Location
- 1800 Mount Royal Blvd Glenshaw, PA 15116-2117 (North of Pittsburgh)Allegheny County, Pennsylvania United States

District information
- Type: Public

Students and staff
- District mascot: Titan
- Colors: Navy Blue, White and Red

Other information
- Website: Shaler Area School District

= Shaler Area School District =

School district in Pennsylvania, United States

Shaler Area School District is a large, urban and suburban public school district located in Allegheny County, Pennsylvania. Shaler Area School District encompasses approximately 14 sqmi in Pittsburgh's northern suburbs, including Shaler Township, Etna Borough, Millvale Borough, and Reserve Township.

According to 2000 federal census data, it served a resident population of 41,565. By 2010, the district's population declined to 39,293 people. In 2009, Shaler Area School District residents’ per capita income was $21,333, while the median family income was $52,135. In the Commonwealth, the median family income was $49,501 and the United States median family income was $49,445, in 2010. By 2013, the median household income in the United States rose to $52,100.

==Schools==
There are Seven schools in the Shaler Area School District. The schools in order from lowest grade levels to highest are:

- Burchfield Primary (K - 3rd Grade)
- Jeffery Primary (K - 3rd Grade) Closed in 2018
- Marzolf Primary (K - 3rd Grade)
- Reserve Primary (K - 3rd Grade)
- Scott (Formerly Rogers) Primary (K - 3rd Grade)
- Shaler Area Elementary School(4th - 6th Grade)
- Shaler Area Middle School (7th and 8th Grade)
- Shaler Area High School (9th - 12th Grade)

==Extracurriculars==
The Shaler Area School District offers a variety of clubs, activities and an extensive sports program. The district has both a marching band and an orchestra.

===Sports===
The District funds:

- Boys
- Baseball - AAAA
- Basketball V/JV- AAAA
- Bowling - AAAA
- Cross Country - AAA
- Football - AAAA
- Golf - AAAA
- Indoor Track and Field - AAAA
- Ice Hockey
- Lacrosse - AAAA
- Soccer - AAA
- Swimming and Diving - AAA
- Tennis - AAA
- Track and Field - AAA
- Volleyball - AAA
- Wrestling - AAA

- Girls
- Basketball - AAAA
- Bowling - AAAA
- Cheer - AAAA
- Cross Country - AAA
- Golf - AAA
- Indoor Track and Field AAA
- Lacrosse - AAAA
- Soccer (Fall) - AAA
- Softball - AAAA
- Swimming and Diving - AAA
- Girls' Tennis - AAA
- Track and Field - AAA
- Volleyball - AAA

According to PIAA directory July 2013.

Shaler's teams are all nicknamed "The Titans." Shaler athletics compete in the WPIAL/PIAA AAAA/AAA divisions depending on sport.

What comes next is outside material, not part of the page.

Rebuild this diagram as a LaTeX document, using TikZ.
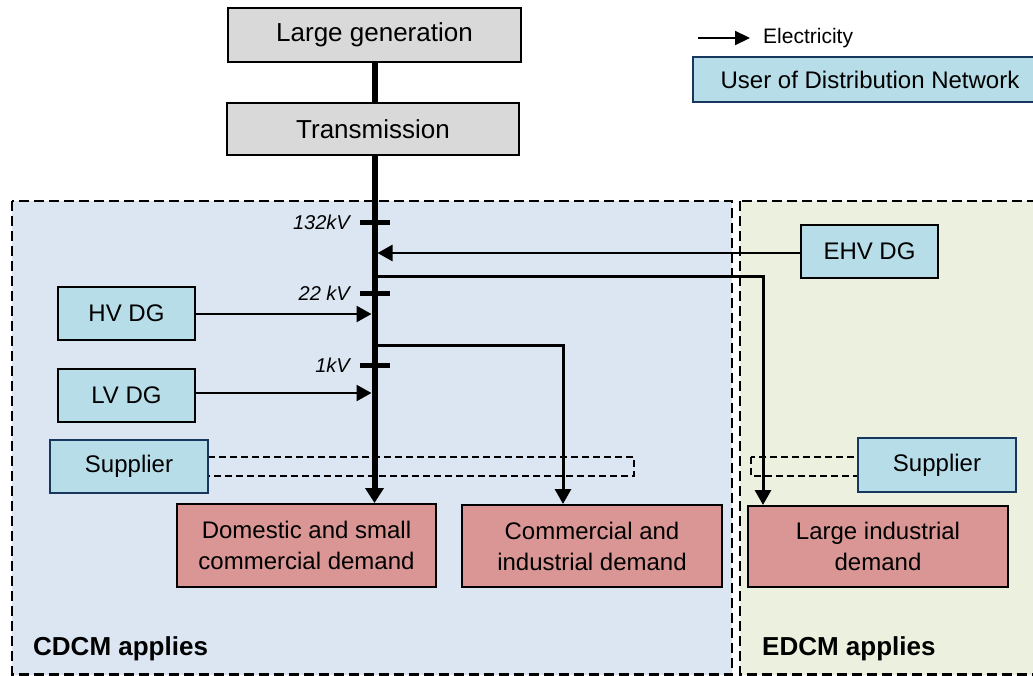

Shaler's biggest rivals are the neighboring North Allegheny Tigers and North Hills Indians, both of which compete in the same section.

Shaler's softball team took home numerous PIAA and WPIAL titles from 2000 to 2009.

==Neighboring Districts==
Shaler Area School District neighbors are: North Hills S.D. to the west, Hampton Township S.D. to the north, Fox Chapel Area S.D. to the east, and the Pittsburgh S.D. to the south.